WRITTEN EXERCISE:
Skip the pictures. Set down, word for word, the lines from the start of the material up to and including the line with "Chart.register(...registerables);".

PROVIDED MATERIAL:
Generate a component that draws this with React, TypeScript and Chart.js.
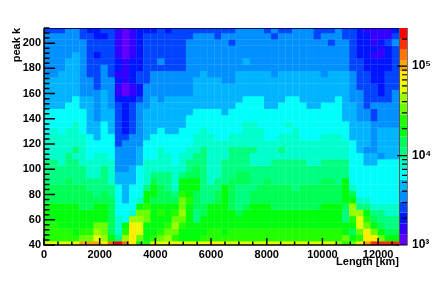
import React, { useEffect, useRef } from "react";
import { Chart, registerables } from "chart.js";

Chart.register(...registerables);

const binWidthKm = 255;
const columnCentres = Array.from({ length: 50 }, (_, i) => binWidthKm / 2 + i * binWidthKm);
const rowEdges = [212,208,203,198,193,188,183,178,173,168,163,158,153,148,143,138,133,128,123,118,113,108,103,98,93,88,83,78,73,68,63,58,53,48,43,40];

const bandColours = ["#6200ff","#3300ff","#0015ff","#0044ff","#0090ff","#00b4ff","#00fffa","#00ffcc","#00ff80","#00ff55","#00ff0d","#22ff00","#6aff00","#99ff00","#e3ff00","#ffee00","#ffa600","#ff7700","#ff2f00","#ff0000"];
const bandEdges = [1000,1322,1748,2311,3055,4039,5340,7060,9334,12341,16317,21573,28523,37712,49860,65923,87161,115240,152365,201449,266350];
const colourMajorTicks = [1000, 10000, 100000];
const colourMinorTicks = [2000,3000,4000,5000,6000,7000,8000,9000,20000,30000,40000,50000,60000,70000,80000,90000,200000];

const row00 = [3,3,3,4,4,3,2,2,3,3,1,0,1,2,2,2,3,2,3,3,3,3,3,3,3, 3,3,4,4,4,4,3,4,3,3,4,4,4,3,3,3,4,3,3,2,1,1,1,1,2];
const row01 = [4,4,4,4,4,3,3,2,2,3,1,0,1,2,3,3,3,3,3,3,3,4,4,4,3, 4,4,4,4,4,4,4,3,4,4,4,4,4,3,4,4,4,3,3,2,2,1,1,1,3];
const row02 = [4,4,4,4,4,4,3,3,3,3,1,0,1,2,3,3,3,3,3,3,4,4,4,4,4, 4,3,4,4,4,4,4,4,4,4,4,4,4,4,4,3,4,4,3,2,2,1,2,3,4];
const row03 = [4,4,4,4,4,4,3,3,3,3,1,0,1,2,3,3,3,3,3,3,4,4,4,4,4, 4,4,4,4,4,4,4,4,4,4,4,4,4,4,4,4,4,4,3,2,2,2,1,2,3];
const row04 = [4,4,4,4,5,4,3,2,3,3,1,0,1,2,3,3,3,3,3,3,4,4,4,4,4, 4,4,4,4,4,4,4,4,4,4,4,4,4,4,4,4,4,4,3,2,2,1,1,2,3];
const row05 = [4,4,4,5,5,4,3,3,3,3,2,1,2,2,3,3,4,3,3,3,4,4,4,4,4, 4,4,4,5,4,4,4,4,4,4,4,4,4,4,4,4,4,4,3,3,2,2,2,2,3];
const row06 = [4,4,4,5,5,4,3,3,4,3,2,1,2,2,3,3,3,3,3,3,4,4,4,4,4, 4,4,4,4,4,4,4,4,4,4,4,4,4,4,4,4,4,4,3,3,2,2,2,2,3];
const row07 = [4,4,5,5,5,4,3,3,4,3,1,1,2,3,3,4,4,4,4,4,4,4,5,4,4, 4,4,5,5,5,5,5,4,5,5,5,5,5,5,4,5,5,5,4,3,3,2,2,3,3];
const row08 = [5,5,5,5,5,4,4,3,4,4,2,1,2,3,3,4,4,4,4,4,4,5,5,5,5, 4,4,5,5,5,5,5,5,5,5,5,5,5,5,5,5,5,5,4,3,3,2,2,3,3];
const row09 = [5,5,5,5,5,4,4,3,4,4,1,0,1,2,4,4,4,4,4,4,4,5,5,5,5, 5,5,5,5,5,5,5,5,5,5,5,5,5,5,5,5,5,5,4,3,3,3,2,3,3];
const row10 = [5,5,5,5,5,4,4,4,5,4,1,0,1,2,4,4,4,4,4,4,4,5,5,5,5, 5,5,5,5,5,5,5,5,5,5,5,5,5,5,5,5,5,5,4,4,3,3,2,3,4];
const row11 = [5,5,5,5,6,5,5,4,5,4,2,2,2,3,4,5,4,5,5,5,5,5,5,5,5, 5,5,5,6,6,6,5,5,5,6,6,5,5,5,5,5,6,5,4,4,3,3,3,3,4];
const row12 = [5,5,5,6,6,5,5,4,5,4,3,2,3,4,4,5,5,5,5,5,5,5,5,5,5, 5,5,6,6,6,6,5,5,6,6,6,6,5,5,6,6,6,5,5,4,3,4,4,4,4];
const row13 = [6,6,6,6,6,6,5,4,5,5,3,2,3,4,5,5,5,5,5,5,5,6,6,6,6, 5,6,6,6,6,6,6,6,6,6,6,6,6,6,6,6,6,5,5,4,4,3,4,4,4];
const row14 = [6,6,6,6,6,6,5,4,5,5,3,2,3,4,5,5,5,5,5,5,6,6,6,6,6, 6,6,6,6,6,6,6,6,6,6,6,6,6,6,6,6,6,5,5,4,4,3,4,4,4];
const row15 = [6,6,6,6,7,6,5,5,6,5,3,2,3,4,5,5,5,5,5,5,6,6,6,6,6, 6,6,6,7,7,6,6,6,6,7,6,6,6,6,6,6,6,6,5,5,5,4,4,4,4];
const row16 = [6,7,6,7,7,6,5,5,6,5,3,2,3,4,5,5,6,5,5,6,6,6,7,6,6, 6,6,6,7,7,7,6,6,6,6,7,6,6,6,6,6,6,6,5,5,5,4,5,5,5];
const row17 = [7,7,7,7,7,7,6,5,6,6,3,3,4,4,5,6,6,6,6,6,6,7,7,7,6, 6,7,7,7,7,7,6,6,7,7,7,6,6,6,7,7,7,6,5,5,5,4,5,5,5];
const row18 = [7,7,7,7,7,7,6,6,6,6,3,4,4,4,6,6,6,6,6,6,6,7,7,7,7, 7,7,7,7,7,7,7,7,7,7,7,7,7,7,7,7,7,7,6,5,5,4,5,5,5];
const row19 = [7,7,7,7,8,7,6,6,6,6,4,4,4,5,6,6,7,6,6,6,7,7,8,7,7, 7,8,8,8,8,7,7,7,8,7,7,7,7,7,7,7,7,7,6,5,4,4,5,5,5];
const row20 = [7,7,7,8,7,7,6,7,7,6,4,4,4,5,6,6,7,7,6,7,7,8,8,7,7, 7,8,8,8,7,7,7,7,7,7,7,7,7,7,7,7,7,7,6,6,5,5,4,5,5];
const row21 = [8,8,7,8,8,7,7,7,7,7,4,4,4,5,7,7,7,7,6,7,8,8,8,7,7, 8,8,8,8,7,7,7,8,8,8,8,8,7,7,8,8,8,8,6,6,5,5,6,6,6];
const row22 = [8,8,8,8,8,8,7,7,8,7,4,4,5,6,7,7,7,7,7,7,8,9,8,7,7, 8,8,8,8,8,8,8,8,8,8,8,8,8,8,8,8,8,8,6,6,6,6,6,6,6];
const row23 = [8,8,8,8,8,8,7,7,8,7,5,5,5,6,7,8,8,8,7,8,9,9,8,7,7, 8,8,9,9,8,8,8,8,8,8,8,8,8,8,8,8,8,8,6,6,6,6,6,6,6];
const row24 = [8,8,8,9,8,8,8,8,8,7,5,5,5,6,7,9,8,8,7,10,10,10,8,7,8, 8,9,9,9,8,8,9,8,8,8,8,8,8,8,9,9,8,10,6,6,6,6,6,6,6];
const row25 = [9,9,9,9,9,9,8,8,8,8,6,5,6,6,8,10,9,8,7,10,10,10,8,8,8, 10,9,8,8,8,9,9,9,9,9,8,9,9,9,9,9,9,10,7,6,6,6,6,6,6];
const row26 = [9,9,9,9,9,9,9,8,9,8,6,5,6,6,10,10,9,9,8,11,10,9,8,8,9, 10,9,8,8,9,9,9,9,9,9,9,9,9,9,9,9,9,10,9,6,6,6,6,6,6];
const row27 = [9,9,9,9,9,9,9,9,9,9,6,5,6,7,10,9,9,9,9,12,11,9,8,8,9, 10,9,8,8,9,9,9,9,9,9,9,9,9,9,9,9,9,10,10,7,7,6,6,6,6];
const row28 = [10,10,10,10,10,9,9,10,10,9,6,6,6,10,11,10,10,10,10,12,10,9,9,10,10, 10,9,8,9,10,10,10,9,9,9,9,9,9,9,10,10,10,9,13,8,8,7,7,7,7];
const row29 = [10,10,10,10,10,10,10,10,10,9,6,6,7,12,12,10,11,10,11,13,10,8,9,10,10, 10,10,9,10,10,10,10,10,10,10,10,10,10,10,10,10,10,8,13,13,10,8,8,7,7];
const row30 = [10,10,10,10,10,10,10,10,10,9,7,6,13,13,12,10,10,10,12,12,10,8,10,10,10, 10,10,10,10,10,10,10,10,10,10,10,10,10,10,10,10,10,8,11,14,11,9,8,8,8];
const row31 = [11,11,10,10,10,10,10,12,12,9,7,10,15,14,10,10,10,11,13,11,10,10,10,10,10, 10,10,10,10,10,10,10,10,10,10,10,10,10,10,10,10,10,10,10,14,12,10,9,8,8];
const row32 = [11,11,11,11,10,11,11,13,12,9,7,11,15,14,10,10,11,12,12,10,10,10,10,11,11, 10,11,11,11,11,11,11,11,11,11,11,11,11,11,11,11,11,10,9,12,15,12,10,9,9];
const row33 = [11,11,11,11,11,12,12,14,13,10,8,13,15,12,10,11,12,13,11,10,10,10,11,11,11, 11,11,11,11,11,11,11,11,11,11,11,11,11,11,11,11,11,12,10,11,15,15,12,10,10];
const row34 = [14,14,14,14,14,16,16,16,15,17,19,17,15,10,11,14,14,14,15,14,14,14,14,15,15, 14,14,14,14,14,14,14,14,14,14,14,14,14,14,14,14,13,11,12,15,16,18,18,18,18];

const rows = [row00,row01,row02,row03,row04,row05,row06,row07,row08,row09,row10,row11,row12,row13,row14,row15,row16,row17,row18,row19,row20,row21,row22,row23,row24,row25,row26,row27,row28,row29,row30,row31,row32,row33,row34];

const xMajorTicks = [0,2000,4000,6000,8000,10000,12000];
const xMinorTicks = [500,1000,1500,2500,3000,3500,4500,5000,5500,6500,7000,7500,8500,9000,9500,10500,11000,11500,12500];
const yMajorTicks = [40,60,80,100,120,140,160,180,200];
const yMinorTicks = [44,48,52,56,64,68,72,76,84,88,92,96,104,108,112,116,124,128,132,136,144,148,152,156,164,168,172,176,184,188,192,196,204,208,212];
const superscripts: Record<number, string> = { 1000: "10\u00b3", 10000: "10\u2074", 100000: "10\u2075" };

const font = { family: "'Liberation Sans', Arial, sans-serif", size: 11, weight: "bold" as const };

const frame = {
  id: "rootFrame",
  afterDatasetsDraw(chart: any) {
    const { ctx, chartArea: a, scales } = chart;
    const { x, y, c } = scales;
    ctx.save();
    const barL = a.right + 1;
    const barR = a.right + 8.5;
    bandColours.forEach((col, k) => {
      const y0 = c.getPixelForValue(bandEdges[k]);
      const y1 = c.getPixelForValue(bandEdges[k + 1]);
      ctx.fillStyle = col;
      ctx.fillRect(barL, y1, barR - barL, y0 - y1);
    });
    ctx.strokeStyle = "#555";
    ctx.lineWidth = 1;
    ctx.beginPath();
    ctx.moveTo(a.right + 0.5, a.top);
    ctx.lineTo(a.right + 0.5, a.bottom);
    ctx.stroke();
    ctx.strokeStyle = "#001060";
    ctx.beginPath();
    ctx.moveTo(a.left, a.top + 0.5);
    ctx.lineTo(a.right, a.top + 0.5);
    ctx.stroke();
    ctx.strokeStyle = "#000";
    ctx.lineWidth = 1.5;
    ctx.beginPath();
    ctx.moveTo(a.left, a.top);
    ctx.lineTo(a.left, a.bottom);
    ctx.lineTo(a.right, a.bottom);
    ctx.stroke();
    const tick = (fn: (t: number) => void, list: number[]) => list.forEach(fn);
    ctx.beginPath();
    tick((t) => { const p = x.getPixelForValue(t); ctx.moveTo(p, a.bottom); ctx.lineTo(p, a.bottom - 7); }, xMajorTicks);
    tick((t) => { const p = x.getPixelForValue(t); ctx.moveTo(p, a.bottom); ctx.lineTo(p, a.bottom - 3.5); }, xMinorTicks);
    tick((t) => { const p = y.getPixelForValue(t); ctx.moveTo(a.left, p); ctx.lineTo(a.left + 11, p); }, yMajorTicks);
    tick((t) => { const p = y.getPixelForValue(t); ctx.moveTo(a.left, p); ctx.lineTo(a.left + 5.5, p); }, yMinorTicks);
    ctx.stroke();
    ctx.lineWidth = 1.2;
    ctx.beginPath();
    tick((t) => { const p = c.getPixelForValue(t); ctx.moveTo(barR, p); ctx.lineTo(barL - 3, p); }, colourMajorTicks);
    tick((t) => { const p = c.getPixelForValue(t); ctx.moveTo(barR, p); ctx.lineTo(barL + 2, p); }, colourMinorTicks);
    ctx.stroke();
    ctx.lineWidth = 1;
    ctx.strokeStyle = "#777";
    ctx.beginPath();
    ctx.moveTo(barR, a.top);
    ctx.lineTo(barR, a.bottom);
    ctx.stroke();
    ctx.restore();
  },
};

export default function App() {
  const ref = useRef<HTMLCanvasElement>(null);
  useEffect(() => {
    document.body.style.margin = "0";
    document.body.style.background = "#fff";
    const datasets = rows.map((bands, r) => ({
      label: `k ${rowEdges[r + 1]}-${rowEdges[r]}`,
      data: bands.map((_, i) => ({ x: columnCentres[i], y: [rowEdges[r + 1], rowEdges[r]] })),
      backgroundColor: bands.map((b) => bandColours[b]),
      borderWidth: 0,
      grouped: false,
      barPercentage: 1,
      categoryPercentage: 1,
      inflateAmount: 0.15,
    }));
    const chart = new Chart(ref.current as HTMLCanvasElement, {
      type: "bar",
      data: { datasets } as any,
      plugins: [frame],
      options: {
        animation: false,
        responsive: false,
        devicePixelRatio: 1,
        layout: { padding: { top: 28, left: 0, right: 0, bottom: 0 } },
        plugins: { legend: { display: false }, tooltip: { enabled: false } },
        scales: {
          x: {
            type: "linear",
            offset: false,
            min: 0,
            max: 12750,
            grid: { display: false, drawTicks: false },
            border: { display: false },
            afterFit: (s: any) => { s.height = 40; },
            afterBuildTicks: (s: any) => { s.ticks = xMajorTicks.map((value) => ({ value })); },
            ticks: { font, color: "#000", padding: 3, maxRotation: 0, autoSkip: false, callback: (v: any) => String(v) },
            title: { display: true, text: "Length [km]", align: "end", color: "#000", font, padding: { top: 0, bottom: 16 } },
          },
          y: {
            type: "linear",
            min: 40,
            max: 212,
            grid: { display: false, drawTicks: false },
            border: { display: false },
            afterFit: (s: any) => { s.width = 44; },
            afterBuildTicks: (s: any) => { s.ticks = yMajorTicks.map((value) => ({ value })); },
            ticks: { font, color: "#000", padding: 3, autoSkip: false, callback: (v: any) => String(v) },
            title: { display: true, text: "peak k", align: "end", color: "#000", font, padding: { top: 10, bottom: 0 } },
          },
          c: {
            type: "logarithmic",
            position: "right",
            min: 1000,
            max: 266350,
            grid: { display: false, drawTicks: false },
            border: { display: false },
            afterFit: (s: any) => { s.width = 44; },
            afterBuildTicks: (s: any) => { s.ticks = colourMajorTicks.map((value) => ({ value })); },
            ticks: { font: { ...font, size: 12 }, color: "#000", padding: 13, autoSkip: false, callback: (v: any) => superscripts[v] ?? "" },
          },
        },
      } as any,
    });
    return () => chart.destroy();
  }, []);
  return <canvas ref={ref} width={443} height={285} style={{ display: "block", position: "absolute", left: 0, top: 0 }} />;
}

SOLUTION TO THE EXERCISE:
Generate a component that draws this with React, TypeScript and Chart.js.
import React, { useEffect, useRef } from "react";
import { Chart, registerables } from "chart.js";

Chart.register(...registerables);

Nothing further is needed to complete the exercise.